Instructions to follow. Leave out the pictures and repeat the data exactly.

Material.
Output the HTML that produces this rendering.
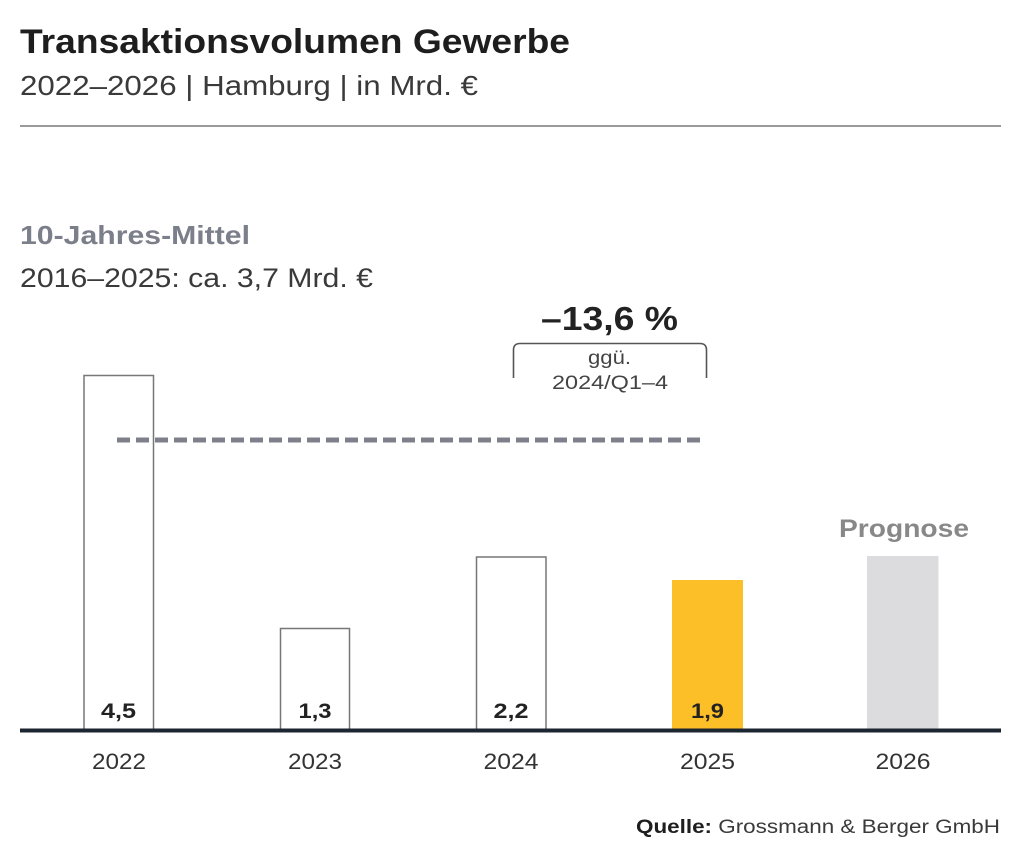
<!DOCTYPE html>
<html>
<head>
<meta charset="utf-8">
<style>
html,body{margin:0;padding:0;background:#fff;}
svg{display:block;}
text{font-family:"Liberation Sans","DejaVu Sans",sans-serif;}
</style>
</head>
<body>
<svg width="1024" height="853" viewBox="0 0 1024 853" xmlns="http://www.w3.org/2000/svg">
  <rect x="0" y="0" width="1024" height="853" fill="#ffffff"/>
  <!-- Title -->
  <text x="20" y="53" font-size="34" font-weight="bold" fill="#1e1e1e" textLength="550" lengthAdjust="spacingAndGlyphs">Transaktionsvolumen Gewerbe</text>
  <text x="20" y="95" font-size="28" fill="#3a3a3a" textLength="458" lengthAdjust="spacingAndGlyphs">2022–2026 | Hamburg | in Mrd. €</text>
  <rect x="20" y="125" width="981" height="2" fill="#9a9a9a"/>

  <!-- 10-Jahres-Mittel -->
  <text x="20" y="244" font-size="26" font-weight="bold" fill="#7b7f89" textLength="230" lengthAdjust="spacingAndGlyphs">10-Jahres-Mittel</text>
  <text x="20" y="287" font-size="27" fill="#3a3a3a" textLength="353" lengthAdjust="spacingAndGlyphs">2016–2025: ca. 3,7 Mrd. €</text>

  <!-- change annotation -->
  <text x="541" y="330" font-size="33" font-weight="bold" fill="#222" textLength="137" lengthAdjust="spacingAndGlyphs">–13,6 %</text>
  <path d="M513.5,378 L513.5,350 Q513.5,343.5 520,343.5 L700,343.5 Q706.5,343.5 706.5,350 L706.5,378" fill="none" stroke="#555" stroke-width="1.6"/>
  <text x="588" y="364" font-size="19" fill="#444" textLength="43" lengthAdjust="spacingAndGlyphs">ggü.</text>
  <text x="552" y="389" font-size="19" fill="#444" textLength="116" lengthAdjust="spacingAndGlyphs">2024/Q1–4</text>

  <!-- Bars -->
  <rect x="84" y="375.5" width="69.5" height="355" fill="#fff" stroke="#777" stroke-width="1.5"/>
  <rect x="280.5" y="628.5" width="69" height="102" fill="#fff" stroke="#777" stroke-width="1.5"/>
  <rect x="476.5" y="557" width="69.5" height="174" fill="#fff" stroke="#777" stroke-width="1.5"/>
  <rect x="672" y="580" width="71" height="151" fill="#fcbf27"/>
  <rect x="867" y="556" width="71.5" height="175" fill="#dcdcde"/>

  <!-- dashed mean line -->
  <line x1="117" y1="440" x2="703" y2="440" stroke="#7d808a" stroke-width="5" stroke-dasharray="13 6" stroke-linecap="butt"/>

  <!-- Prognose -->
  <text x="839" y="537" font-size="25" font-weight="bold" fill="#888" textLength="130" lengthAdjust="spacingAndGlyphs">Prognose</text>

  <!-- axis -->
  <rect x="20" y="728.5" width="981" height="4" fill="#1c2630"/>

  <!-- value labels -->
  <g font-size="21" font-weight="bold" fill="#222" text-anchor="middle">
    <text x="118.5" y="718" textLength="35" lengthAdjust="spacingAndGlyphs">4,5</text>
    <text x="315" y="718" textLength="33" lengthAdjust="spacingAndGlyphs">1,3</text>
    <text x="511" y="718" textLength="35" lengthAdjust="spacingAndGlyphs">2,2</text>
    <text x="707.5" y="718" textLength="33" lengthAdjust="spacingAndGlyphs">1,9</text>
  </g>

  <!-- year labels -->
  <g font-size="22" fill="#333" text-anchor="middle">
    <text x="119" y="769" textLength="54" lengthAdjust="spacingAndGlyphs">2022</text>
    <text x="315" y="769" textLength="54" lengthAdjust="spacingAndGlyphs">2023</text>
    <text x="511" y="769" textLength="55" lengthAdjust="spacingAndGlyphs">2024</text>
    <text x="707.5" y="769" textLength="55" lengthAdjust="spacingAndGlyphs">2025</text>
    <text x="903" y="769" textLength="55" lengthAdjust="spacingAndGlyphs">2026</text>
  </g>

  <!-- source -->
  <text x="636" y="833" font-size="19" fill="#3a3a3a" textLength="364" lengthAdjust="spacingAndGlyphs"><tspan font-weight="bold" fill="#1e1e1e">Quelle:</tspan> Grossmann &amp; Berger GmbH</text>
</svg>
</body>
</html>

Answer below.
Output the HTML that produces this rendering.
<!DOCTYPE html>
<html>
<head>
<meta charset="utf-8">
<style>
html,body{margin:0;padding:0;background:#fff;}
svg{display:block;}
text{font-family:"Liberation Sans","DejaVu Sans",sans-serif;}
</style>
</head>
<body>
<svg width="1024" height="853" viewBox="0 0 1024 853" xmlns="http://www.w3.org/2000/svg">
  <rect x="0" y="0" width="1024" height="853" fill="#ffffff"/>
  <!-- Title -->
  <text x="20" y="53" font-size="34" font-weight="bold" fill="#1e1e1e" textLength="550" lengthAdjust="spacingAndGlyphs">Transaktionsvolumen Gewerbe</text>
  <text x="20" y="95" font-size="28" fill="#3a3a3a" textLength="458" lengthAdjust="spacingAndGlyphs">2022–2026 | Hamburg | in Mrd. €</text>
  <rect x="20" y="125" width="981" height="2" fill="#9a9a9a"/>

  <!-- 10-Jahres-Mittel -->
  <text x="20" y="244" font-size="26" font-weight="bold" fill="#7b7f89" textLength="230" lengthAdjust="spacingAndGlyphs">10-Jahres-Mittel</text>
  <text x="20" y="287" font-size="27" fill="#3a3a3a" textLength="353" lengthAdjust="spacingAndGlyphs">2016–2025: ca. 3,7 Mrd. €</text>

  <!-- change annotation -->
  <text x="541" y="330" font-size="33" font-weight="bold" fill="#222" textLength="137" lengthAdjust="spacingAndGlyphs">–13,6 %</text>
  <path d="M513.5,378 L513.5,350 Q513.5,343.5 520,343.5 L700,343.5 Q706.5,343.5 706.5,350 L706.5,378" fill="none" stroke="#555" stroke-width="1.6"/>
  <text x="588" y="364" font-size="19" fill="#444" textLength="43" lengthAdjust="spacingAndGlyphs">ggü.</text>
  <text x="552" y="389" font-size="19" fill="#444" textLength="116" lengthAdjust="spacingAndGlyphs">2024/Q1–4</text>

  <!-- Bars -->
  <rect x="84" y="375.5" width="69.5" height="355" fill="#fff" stroke="#777" stroke-width="1.5"/>
  <rect x="280.5" y="628.5" width="69" height="102" fill="#fff" stroke="#777" stroke-width="1.5"/>
  <rect x="476.5" y="557" width="69.5" height="174" fill="#fff" stroke="#777" stroke-width="1.5"/>
  <rect x="672" y="580" width="71" height="151" fill="#fcbf27"/>
  <rect x="867" y="556" width="71.5" height="175" fill="#dcdcde"/>

  <!-- dashed mean line -->
  <line x1="117" y1="440" x2="703" y2="440" stroke="#7d808a" stroke-width="5" stroke-dasharray="13 6" stroke-linecap="butt"/>

  <!-- Prognose -->
  <text x="839" y="537" font-size="25" font-weight="bold" fill="#888" textLength="130" lengthAdjust="spacingAndGlyphs">Prognose</text>

  <!-- axis -->
  <rect x="20" y="728.5" width="981" height="4" fill="#1c2630"/>

  <!-- value labels -->
  <g font-size="21" font-weight="bold" fill="#222" text-anchor="middle">
    <text x="118.5" y="718" textLength="35" lengthAdjust="spacingAndGlyphs">4,5</text>
    <text x="315" y="718" textLength="33" lengthAdjust="spacingAndGlyphs">1,3</text>
    <text x="511" y="718" textLength="35" lengthAdjust="spacingAndGlyphs">2,2</text>
    <text x="707.5" y="718" textLength="33" lengthAdjust="spacingAndGlyphs">1,9</text>
  </g>

  <!-- year labels -->
  <g font-size="22" fill="#333" text-anchor="middle">
    <text x="119" y="769" textLength="54" lengthAdjust="spacingAndGlyphs">2022</text>
    <text x="315" y="769" textLength="54" lengthAdjust="spacingAndGlyphs">2023</text>
    <text x="511" y="769" textLength="55" lengthAdjust="spacingAndGlyphs">2024</text>
    <text x="707.5" y="769" textLength="55" lengthAdjust="spacingAndGlyphs">2025</text>
    <text x="903" y="769" textLength="55" lengthAdjust="spacingAndGlyphs">2026</text>
  </g>

  <!-- source -->
  <text x="636" y="833" font-size="19" fill="#3a3a3a" textLength="364" lengthAdjust="spacingAndGlyphs"><tspan font-weight="bold" fill="#1e1e1e">Quelle:</tspan> Grossmann &amp; Berger GmbH</text>
</svg>
</body>
</html>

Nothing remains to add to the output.